Question #2: Is there a chance I would lose my money by investing in real estate?
The short answer is yes. Real estate is an investment and there is a chance that money can be lost.
However, nothing is a guaranteed investment. There is some risk, though it may be incredibly small, no matter where you put your money.
Did you hear the story about the Israeli woman that faithfully stuffed her life savings into her mattress? Over the years she accumulated well over $1,000,000 in cash in her mattress. This was all well and good until her daughter bought a replacement mattress and threw the old one out with the garbage. Who would have thought that a mattress wouldn’t be a safe place to keep your cash?
Strategy and Planning Can Reduce Risk
There are ways to lower the amount of risk you take on any investment.
Just as keeping all of your money in one mattress is probably a bad idea, so is placing all of your money in one asset.
Give a portion to seven, or even to eight,
for you know not what disaster may happen on earth.
– King Solomon (Ecc. 11:2)
Spreading your investment capital into different assets protects you from the risk of losing all of your money in one fell swoop.
If you had invested all of your money in New Orleans prior to Katrina, there is a good chance you would have lost a good deal of your savings. Many investors and homeowners learned the hard way that insurance companies are very particular about the difference between rain damage and flood damage.
Leverage is the ability to control a large asset with a smaller amount of investor funds. With real estate investing this comes by using a loan. The loan may take the form of a mortgage or a note and deed of trust in California.
With leverage an investor can buy multiple properties, reaping the benefits of diversification. For example, imagine an investor plans to buy his properties with 30% down and a mortgage of 70% of the purchase price.
With $100,000 this investor can purchase three (3) properties valued at $100,000 a piece and have $10,000 in hand for reserves. A purchase price of $100,000 x 30% down payment = $30,000.

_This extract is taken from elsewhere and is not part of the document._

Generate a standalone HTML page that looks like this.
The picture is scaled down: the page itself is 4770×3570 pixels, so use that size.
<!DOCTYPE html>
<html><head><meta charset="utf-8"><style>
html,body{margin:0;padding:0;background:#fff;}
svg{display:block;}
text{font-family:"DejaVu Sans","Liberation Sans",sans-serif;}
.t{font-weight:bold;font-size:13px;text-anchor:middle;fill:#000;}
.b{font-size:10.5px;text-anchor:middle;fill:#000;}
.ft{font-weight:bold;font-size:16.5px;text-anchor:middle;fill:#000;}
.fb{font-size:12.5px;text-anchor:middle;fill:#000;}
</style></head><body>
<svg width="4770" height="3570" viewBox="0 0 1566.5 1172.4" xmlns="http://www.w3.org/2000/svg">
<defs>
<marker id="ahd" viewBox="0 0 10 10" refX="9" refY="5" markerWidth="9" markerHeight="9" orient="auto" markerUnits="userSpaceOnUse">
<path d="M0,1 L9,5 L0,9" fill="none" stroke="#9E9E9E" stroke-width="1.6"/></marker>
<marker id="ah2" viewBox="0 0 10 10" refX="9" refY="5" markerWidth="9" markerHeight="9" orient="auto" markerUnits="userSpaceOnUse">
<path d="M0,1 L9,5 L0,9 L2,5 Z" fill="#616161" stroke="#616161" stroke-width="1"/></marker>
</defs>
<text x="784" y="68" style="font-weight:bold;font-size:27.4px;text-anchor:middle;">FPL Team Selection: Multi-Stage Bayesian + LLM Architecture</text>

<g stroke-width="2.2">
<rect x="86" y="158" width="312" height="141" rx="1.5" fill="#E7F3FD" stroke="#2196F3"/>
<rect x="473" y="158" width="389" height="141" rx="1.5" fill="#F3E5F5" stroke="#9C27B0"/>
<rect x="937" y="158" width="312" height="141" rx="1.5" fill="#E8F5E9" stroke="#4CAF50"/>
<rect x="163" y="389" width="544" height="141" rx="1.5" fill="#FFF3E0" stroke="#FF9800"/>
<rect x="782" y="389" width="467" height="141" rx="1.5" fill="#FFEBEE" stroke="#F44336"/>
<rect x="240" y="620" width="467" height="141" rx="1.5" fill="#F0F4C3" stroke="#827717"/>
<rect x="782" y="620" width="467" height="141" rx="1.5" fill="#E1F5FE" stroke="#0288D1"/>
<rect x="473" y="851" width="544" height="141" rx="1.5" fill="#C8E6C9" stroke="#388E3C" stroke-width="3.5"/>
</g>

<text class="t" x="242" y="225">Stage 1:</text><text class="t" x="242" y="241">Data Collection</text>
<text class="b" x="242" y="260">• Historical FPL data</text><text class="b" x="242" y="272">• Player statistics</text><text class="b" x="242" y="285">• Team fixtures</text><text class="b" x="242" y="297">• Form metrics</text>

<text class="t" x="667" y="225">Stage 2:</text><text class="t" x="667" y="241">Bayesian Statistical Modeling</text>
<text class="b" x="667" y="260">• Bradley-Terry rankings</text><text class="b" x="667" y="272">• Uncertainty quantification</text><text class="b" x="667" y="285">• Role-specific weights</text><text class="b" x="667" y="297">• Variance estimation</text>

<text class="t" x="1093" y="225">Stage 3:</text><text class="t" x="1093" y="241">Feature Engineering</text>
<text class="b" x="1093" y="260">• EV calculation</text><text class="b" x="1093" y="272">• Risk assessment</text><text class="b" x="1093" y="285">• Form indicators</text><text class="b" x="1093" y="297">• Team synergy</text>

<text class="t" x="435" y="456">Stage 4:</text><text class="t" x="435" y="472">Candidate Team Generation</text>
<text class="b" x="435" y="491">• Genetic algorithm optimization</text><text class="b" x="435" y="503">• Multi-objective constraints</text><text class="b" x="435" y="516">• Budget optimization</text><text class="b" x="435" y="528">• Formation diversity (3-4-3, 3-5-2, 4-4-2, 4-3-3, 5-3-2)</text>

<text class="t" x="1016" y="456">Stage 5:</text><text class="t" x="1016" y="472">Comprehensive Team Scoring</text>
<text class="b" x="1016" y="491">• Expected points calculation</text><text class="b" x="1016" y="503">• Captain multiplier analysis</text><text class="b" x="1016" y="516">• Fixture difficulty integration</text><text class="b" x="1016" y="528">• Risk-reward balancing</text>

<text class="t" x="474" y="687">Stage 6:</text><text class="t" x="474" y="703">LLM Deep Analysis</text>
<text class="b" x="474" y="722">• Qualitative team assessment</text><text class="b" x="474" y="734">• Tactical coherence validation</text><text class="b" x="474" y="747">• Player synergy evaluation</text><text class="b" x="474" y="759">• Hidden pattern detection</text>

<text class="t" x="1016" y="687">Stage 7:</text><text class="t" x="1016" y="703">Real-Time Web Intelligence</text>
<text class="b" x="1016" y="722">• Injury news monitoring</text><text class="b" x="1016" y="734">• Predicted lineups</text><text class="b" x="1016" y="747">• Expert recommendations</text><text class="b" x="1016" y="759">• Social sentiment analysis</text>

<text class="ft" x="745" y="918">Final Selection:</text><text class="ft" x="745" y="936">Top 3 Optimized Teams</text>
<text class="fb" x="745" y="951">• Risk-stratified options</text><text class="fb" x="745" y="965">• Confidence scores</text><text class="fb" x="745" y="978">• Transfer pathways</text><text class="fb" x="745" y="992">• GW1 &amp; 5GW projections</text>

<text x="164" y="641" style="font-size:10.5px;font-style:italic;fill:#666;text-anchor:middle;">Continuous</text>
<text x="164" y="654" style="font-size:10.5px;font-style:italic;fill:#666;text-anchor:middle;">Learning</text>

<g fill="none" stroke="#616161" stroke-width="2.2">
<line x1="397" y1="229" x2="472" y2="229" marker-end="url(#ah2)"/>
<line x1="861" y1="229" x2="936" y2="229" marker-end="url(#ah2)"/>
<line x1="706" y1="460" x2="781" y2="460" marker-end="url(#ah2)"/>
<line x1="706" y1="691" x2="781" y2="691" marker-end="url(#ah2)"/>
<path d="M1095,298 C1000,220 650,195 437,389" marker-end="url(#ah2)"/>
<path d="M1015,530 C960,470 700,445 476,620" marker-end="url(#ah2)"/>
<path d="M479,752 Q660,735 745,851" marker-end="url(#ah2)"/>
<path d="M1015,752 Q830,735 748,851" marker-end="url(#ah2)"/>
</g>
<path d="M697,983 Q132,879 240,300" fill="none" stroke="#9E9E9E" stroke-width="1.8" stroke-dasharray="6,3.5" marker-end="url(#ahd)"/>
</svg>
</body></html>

Purchasing multiple properties spreads the risk of a loss of income over multiple locations. A tree falling on one property will not cause the investor to lose all of their money.

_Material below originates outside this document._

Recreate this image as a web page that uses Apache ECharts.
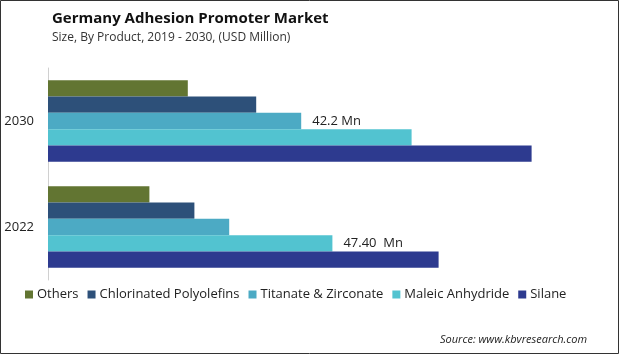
<!DOCTYPE html>
<html>
<head>
<meta charset="utf-8">
<script src="https://cdn.jsdelivr.net/npm/echarts@6/dist/echarts.min.js"></script>
<style>
  html, body { margin: 0; padding: 0; background: #fff; }
  #main { width: 619px; height: 354px; }
</style>
</head>
<body>
<div id="main"></div>
<script>
// data -----------------------------------
var years = ['2022', '2030'];
var others = [16.9, 23.3];
var chlorinated = [24.4, 34.7];
var titanate = [30.2, 42.2];
var maleic = [47.4, 60.6];
var silane = [65.1, 80.6];
var legendNames = ['Others', 'Chlorinated Polyolefins', 'Titanate & Zirconate', 'Maleic Anhydride', 'Silane'];
var colors = ['#627532', '#2D5079', '#4CAAC4', '#52C3D0', '#2D3A8F'];

function chart1() {
    var myChart = echarts.init(document.getElementById('main'));
    var font = '"Open Sans", "Noto Sans", sans-serif';

    // only these two bars carry a value label
    function labelFor(valueText, idx) {
        return {
            show: true,
            position: 'right',
            distance: 11,
            color: '#222',
            fontSize: 13,
            fontFamily: font,
            formatter: function (p) {
                return p.dataIndex === idx ? valueText : '';
            }
        };
    }

    function bar(name, data, color, label) {
        return {
            name: name,
            type: 'bar',
            data: data,
            barCategoryGap: '23%',
            barGap: '0%',
            itemStyle: { color: color },
            label: label || { show: false },
            emphasis: { disabled: true }
        };
    }

    var option = {
        animation: false,
        title: [
            {
                text: 'Germany Adhesion Promoter Market',
                left: 47,
                top: 6,
                textStyle: { fontSize: 15, fontWeight: 'bold', color: '#111', fontFamily: font }
            },
            {
                text: 'Size, By Product, 2019 - 2030, (USD Million)',
                left: 47,
                top: 27,
                textStyle: { fontSize: 12, fontWeight: 'normal', color: '#333', fontFamily: font }
            },
            {
                text: 'Source: www.kbvresearch.com',
                left: 435,
                top: 329,
                textStyle: { fontSize: 11, fontStyle: 'italic', fontWeight: 'normal', color: '#222', fontFamily: font }
            }
        ],
        legend: {
            data: legendNames,
            left: 20,
            top: 283,
            icon: 'rect',
            itemWidth: 8,
            itemHeight: 8,
            itemGap: 9,
            textStyle: { fontSize: 13, color: '#222', fontFamily: font, padding: [0, 0, 0, -1] }
        },
        grid: {
            left: 48,
            right: 31,
            top: 68,
            bottom: 74
        },
        xAxis: {
            type: 'value',
            min: 0,
            max: 90,
            show: false
        },
        yAxis: {
            type: 'category',
            data: years,
            axisLine: { show: true, lineStyle: { color: '#d0d0d0', width: 1 } },
            axisTick: { show: false },
            axisLabel: { color: '#222', fontSize: 13, fontFamily: font, margin: 14 }
        },
        // first series sits at the top of each band
        series: [
            bar('Others', others, colors[0]),
            bar('Chlorinated Polyolefins', chlorinated, colors[1]),
            bar('Titanate & Zirconate', titanate, colors[2], labelFor('42.2 Mn', 1)),
            bar('Maleic Anhydride', maleic, colors[3], labelFor('47.40  Mn', 0)),
            bar('Silane', silane, colors[4])
        ],
        graphic: [
            {
                type: 'rect',
                shape: { x: 0.5, y: 0.5, width: 618, height: 353 },
                style: { fill: 'none', stroke: '#333', lineWidth: 1 },
                silent: true
            }
        ]
    };
    myChart.setOption(option);

    window.addEventListener('resize', function () {
        myChart.resize();
    });
}
chart1();
</script>
</body>
</html>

Caveat: Leverage can cut both ways. If a property were to go down in value, the first thing to decrease is the investor’s equity. This is a risk that each individual will have to determine they are comfortable with.
You Can Lose Money, but You Can Minimize the Risk
Yes you can lose money by investing in real estate. You can also lose money while stuffing into your mattress.
We have identified two ways to minimize risk, diversification and leverage. We didn’t even mention buying multiple unit properties, buying below market properties, and other strategies that can minimize the risk of owning real estate.